• [Dataset excerpt]
========
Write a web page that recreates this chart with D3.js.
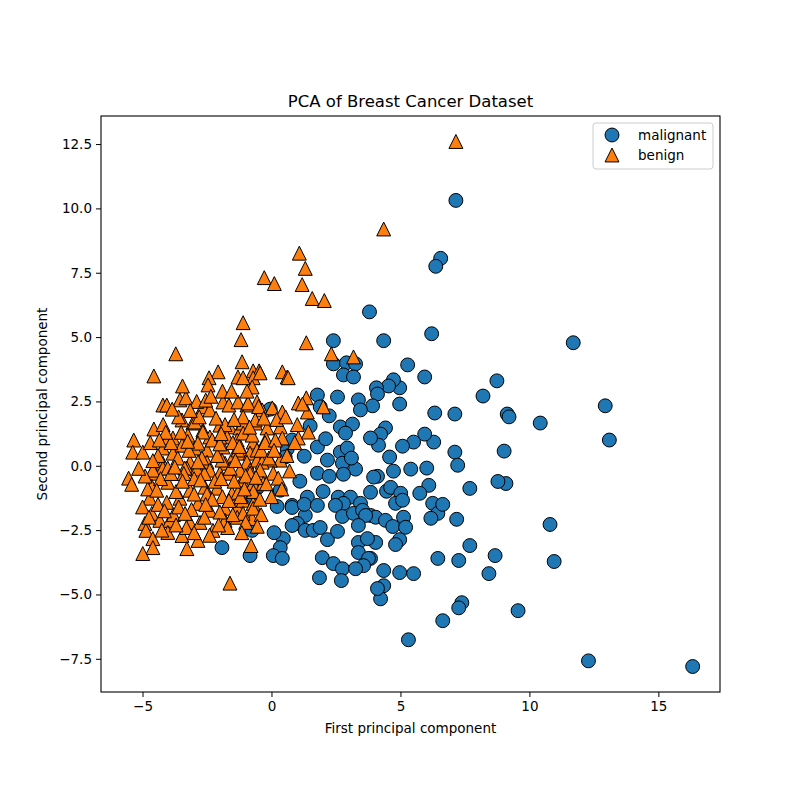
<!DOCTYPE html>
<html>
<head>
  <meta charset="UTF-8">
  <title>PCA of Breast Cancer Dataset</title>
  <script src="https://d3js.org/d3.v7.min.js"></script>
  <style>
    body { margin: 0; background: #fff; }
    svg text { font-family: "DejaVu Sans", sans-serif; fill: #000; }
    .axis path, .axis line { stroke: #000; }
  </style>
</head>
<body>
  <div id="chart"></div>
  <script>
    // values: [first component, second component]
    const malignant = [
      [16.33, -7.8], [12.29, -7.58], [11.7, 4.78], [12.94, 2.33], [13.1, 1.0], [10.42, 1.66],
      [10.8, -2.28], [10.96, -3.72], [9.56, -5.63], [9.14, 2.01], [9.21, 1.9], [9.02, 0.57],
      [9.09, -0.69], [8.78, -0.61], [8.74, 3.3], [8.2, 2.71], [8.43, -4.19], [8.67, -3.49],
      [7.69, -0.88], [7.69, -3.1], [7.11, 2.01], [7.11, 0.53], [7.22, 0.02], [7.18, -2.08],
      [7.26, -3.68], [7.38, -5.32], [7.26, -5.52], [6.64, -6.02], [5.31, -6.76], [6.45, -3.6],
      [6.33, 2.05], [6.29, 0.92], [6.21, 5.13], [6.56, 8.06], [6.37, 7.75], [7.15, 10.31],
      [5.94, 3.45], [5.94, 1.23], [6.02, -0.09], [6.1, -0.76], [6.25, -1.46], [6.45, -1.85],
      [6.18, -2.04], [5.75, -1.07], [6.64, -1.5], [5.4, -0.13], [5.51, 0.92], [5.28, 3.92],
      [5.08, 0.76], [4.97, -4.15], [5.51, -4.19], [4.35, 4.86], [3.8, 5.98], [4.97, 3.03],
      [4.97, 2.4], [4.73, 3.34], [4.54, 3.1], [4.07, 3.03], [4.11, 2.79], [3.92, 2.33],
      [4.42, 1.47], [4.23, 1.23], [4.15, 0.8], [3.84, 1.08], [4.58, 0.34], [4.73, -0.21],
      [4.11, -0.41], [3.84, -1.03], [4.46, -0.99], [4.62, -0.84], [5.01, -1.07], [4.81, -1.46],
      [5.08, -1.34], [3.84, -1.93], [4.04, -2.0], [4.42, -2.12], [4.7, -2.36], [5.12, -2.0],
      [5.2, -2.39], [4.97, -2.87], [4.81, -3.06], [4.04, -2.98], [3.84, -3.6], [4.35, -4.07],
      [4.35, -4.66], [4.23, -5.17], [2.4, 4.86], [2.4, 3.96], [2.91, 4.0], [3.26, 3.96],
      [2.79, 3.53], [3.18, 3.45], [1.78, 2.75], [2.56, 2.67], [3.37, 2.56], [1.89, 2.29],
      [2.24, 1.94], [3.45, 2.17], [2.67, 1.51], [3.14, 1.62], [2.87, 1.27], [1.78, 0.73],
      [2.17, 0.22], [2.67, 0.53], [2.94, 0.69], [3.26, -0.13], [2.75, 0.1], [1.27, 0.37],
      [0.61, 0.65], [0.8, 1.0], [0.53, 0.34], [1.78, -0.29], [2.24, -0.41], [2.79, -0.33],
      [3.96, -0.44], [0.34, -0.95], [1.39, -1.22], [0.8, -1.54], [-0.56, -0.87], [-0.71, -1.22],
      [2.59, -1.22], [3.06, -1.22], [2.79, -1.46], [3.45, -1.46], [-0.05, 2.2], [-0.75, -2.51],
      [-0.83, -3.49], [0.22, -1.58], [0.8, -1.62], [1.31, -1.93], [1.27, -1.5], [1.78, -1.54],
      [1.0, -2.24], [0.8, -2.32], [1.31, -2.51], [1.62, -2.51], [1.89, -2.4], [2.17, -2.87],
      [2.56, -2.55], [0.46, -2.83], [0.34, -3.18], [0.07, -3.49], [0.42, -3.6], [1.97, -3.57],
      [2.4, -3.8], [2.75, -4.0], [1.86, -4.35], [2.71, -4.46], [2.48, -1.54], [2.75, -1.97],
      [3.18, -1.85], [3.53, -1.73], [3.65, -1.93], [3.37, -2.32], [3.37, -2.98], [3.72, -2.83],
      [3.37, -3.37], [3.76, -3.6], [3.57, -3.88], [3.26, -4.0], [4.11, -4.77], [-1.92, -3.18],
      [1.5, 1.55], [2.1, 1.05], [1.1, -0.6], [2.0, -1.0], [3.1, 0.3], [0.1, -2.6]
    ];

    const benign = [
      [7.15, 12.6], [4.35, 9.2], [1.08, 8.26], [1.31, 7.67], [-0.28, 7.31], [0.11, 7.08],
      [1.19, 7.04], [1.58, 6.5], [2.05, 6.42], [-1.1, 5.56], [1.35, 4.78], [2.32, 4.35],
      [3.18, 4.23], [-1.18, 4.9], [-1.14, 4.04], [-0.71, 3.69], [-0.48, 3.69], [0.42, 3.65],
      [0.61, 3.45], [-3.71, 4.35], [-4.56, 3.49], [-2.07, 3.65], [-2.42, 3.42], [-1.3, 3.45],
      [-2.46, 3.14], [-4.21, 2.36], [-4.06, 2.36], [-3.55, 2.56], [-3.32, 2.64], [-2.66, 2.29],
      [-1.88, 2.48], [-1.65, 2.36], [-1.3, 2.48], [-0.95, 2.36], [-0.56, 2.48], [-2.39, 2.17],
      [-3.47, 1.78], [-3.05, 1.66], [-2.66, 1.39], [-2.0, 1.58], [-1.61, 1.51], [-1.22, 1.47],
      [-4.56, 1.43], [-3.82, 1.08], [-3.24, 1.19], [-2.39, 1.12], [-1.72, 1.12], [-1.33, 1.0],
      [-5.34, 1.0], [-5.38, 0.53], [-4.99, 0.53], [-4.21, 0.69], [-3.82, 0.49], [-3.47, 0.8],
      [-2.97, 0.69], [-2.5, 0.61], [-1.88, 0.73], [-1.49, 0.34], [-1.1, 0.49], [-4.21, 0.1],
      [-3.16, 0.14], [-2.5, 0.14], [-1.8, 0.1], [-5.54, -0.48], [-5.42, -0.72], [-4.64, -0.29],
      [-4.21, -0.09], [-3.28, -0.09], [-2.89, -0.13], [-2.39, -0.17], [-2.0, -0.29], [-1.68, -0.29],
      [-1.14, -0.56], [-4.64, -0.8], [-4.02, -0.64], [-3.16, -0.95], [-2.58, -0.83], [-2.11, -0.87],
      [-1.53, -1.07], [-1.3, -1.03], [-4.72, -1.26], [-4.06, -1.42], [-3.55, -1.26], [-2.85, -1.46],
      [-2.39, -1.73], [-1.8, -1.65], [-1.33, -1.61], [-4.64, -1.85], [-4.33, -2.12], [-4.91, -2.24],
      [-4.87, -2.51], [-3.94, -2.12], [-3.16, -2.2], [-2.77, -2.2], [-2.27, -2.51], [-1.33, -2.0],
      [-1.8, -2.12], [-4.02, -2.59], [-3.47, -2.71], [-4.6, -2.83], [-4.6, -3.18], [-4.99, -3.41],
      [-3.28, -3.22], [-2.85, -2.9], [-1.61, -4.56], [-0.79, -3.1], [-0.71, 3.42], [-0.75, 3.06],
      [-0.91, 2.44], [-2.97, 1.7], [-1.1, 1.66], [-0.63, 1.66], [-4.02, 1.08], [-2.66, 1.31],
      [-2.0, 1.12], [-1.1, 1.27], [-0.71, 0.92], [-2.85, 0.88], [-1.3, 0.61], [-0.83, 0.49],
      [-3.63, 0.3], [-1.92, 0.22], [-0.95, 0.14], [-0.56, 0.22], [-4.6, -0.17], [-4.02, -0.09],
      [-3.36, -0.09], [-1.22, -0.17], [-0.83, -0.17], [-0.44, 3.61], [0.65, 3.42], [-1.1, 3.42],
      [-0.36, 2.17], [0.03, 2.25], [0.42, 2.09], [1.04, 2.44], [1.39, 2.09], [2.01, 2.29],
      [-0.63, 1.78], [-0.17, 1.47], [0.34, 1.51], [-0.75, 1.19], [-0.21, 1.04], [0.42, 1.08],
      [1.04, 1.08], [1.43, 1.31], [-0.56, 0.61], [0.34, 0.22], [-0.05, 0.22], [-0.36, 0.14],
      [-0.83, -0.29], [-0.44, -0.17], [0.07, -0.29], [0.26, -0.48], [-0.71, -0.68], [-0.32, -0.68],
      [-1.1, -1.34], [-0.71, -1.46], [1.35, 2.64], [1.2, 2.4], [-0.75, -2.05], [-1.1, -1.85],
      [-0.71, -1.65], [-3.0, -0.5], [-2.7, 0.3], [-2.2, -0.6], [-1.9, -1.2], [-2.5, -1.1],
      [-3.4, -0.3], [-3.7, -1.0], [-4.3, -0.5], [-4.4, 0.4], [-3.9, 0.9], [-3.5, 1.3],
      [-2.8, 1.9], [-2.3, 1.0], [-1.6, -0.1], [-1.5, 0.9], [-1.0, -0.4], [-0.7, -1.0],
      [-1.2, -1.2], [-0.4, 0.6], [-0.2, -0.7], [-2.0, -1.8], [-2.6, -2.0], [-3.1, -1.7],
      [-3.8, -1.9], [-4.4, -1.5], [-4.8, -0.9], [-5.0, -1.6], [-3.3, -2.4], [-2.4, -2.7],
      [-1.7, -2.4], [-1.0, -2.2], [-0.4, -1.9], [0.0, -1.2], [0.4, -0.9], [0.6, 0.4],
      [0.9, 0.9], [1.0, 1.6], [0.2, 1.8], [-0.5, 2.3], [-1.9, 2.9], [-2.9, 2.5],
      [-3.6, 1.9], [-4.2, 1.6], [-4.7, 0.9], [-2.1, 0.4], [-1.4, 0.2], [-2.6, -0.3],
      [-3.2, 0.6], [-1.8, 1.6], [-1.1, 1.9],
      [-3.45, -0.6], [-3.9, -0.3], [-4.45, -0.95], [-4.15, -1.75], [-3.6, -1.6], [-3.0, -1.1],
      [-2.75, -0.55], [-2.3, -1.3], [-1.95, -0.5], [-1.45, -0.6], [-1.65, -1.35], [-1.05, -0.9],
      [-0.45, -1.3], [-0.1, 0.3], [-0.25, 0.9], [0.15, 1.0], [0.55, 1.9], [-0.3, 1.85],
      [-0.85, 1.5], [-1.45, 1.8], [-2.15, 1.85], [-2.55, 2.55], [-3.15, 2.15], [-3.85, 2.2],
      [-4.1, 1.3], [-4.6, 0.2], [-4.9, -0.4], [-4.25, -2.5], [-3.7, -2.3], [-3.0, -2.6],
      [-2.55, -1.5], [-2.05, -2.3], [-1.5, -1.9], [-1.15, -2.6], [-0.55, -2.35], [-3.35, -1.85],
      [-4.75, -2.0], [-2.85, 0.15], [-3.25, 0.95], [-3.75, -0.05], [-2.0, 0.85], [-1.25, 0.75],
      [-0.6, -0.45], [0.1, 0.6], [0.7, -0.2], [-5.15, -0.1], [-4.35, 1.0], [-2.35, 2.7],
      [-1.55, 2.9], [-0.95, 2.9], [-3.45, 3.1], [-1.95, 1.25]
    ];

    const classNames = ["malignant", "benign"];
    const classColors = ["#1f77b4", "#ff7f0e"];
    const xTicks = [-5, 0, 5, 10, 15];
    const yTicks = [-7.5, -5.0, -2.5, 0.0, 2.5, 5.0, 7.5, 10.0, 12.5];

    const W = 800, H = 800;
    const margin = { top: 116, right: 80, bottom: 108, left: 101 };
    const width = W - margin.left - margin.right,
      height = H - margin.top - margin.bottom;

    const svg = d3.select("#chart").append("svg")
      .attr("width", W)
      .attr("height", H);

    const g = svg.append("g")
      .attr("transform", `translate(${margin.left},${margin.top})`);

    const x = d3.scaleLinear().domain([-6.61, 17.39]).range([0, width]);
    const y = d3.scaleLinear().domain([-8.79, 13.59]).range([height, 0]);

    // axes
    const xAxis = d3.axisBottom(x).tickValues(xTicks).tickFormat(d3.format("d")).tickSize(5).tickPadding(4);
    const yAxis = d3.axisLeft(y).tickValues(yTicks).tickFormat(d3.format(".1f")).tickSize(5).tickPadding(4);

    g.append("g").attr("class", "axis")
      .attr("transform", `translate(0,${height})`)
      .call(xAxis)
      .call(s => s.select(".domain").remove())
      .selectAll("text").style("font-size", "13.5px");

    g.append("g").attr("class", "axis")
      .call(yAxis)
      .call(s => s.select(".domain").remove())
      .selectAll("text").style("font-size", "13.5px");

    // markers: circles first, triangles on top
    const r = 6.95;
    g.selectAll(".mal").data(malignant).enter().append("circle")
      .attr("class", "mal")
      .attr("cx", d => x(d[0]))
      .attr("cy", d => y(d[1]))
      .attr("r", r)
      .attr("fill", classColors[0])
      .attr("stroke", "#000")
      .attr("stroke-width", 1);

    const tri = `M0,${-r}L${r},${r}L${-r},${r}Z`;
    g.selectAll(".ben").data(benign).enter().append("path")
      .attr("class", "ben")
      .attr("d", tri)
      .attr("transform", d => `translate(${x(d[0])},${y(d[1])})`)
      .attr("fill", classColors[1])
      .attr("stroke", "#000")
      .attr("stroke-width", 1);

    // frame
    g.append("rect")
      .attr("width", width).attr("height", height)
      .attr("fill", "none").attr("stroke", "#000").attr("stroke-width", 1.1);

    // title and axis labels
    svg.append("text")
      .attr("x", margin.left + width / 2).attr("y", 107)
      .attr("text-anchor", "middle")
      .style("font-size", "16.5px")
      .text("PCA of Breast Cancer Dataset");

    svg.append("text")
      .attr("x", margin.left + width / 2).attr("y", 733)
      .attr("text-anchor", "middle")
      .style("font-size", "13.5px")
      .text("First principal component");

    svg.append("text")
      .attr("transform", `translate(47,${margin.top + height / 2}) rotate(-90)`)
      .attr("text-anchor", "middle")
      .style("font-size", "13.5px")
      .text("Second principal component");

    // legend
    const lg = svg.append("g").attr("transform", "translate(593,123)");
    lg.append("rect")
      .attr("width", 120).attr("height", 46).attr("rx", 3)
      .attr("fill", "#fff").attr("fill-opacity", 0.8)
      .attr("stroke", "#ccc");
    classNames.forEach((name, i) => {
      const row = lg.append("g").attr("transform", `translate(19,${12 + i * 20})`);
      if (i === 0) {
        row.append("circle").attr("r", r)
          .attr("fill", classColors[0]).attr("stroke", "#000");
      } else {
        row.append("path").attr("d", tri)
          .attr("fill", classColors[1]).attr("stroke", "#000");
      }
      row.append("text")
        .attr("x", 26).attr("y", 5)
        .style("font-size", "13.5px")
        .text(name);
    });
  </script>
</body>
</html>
========
• [Exercise] Search the data for the word "chart" and copy each line where it appears.

• [Response for this exercise]
Write a web page that recreates this chart with D3.js.
  <div id="chart"></div>
    const svg = d3.select("#chart").append("svg")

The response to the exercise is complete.